The Maharashtra government has announced a 50% concession in floor space index (FSI) premium for cluster redevelopment schemes under regulation 33(9) of development control and promotional regulations (DCPR) in Mumbai for one year, following demands from developers’ associations. This move is expected to aid the redevelopment of old buildings in the city.
During the COVID pandemic, the then chief minister (CM) Uddhav Thackeray had appointed a committee to aid the badly affected real estate sector. At the time, the committee had recommended several concessions, and the state government accepted them for most redevelopment schemes for one year.
Subsequently, when the scheme lapsed, builders’ organisations such as the Confederation of Real Estate Developers’ Associations of India and Maharashtra Chamber of Housing Industry (CREDAI-MCHI), National Real Estate Development Council (NAREDCO) and Practising Engineers, Architects and Town Planners Association (PEATA), began demanding concessions, especially for cluster redevelopment, to be reinstated.
The cluster development policy is applicable when more than one plot or building is taken up for redevelopment together by forming a cluster. Under this scheme, the state government provides various exemptions, including additional FSI to developers. The recently announced concession will now offer a 50% waiver on the premium charges levied by the authorities for approvals for initiating, progressing and completing the area or additional area in a project. Such premium charges include the fungible premium paid for FSI, open space deficiency premium, premium for excess ground covered under construction, lobbies, lifts, staircases, etc.
Maharahstra deputy CM Devendra Fadnavis said the decision to reduce premiums should boost cluster redevelopment in the city and also ensure that Mumbaikars get an affordable home within Mumbai, with the additional area. “We have introduced this one-year-long scheme to push cluster redevelopment in the city, and this is also one way of generating stock of more affordable housing in the city,” he said while speaking to reporters after the Cabinet meeting.

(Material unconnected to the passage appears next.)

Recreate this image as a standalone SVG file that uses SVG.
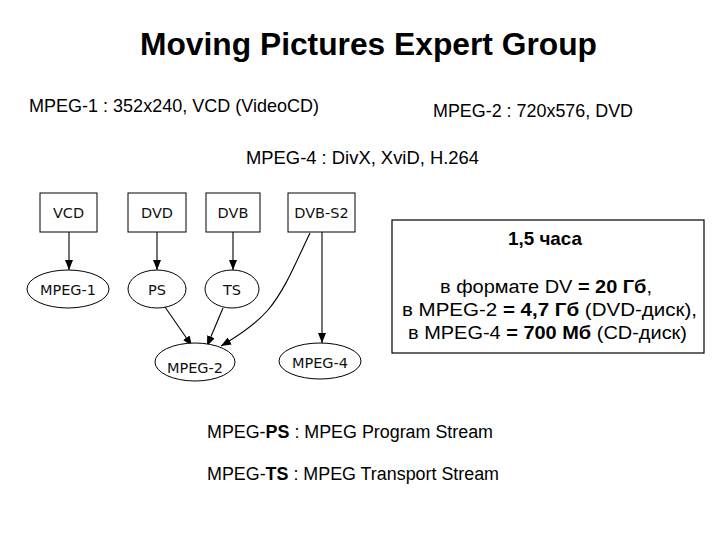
<svg xmlns="http://www.w3.org/2000/svg" width="720" height="540" viewBox="0 0 720 540">
<defs>
<style>
.t{font-family:"Liberation Sans",Arial,sans-serif;fill:#000}
.n{font-family:"DejaVu Sans",Verdana,sans-serif;font-size:14.5px;fill:#111;text-anchor:middle}
.shape{fill:#fff;stroke:#000;stroke-width:1}
.e{fill:none;stroke:#000;stroke-width:1.1}
.b{font-weight:bold}
</style>
<marker id="ah" viewBox="0 0 10 8" refX="10" refY="4" markerWidth="10" markerHeight="8" markerUnits="userSpaceOnUse" orient="auto">
<path d="M0,0 L10,4 L0,8 Z" fill="#000"/>
</marker>
</defs>
<rect width="720" height="540" fill="#fff"/>
<text class="t b" x="368.5" y="55" font-size="31" text-anchor="middle" textLength="457" lengthAdjust="spacingAndGlyphs">Moving Pictures Expert Group</text>
<text class="t" x="29" y="112" font-size="18.5" textLength="290" lengthAdjust="spacingAndGlyphs">MPEG-1 : 352x240, VCD (VideoCD)</text>
<text class="t" x="433" y="117" font-size="18.5" textLength="200" lengthAdjust="spacingAndGlyphs">MPEG-2 : 720x576, DVD</text>
<text class="t" x="246" y="164" font-size="18.5" textLength="233" lengthAdjust="spacingAndGlyphs">MPEG-4 : DivX, XviD, H.264</text>

<g id="edges">
<path class="e" d="M69,232 L69,270" marker-end="url(#ah)"/>
<path class="e" d="M157,232 L157,270" marker-end="url(#ah)"/>
<path class="e" d="M233,232 L233,270" marker-end="url(#ah)"/>
<path class="e" d="M165,307 L192,346" marker-end="url(#ah)"/>
<path class="e" d="M223,308 L207,346" marker-end="url(#ah)"/>
<path class="e" d="M310,233 C296,262 285,290 268,310 C255,325 240,335 221,346" marker-end="url(#ah)"/>
<path class="e" d="M322,232 L322,343" marker-end="url(#ah)"/>
</g>

<g id="VCD"><rect class="shape" x="40" y="193" width="57" height="39"/><text class="n" x="68.5" y="218">VCD</text></g>
<g id="DVD"><rect class="shape" x="128" y="193" width="58" height="39"/><text class="n" x="157" y="218">DVD</text></g>
<g id="DVB"><rect class="shape" x="206" y="193" width="54" height="39"/><text class="n" x="233" y="218">DVB</text></g>
<g id="DVB-S2"><rect class="shape" x="288" y="193" width="67" height="39"/><text class="n" x="321.5" y="218">DVB-S2</text></g>
<g id="MPEG-1"><ellipse class="shape" cx="68" cy="289" rx="41" ry="19"/><text class="n" x="68" y="295">MPEG-1</text></g>
<g id="PS"><ellipse class="shape" cx="157" cy="289" rx="29" ry="19"/><text class="n" x="157" y="295">PS</text></g>
<g id="TS"><ellipse class="shape" cx="232" cy="289" rx="27" ry="19"/><text class="n" x="232" y="295">TS</text></g>
<g id="MPEG-2"><ellipse class="shape" cx="195" cy="362" rx="40" ry="19"/><text class="n" x="195" y="373">MPEG-2</text></g>
<g id="MPEG-4"><ellipse class="shape" cx="320" cy="361" rx="41" ry="18"/><text class="n" x="320" y="368">MPEG-4</text></g>

<g id="info">
<rect x="392" y="220" width="312" height="133" fill="#fff" stroke="#000" stroke-width="1.2"/>
<text class="t b" x="545" y="245" font-size="18.5" text-anchor="middle" textLength="74" lengthAdjust="spacingAndGlyphs">1,5 часа</text>
<text class="t" x="546" y="293" font-size="18" text-anchor="middle" textLength="212" lengthAdjust="spacingAndGlyphs">в формате DV <tspan class="b">= 20 Гб</tspan>,</text>
<text class="t" x="549.5" y="316" font-size="18.5" text-anchor="middle" textLength="295" lengthAdjust="spacingAndGlyphs">в MPEG-2 <tspan class="b">= 4,7 Гб</tspan> (DVD-диск),</text>
<text class="t" x="547.5" y="339" font-size="18.5" text-anchor="middle" textLength="279" lengthAdjust="spacingAndGlyphs">в MPEG-4 <tspan class="b">= 700 Мб</tspan> (CD-диск)</text>
</g>

<text class="t" x="207" y="438" font-size="18" textLength="286" lengthAdjust="spacingAndGlyphs">MPEG-<tspan class="b">PS</tspan> : MPEG Program Stream</text>
<text class="t" x="207" y="480" font-size="18" textLength="292" lengthAdjust="spacingAndGlyphs">MPEG-<tspan class="b">TS</tspan> : MPEG Transport Stream</text>
</svg>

CREDAI-MCHI appreciated the government’s decision and pointed out that cluster development has the potential to address challenges of urban growth, inadequate infrastructure and ageing buildings by providing better enhancements in terms of wider roads, improved water supply, drainage systems and electrical works.
“The overall infra enhancement benefits not only the redeveloped buildings but also the surrounding areas. It also allows modern amenities like elevators, dedicated parking spaces, landscaped gardens and recreational facilities to replace the older outdated structures, improving the housing stock. Cluster development also optimised land use with taller buildings replacing smaller structures,” it says in a statement.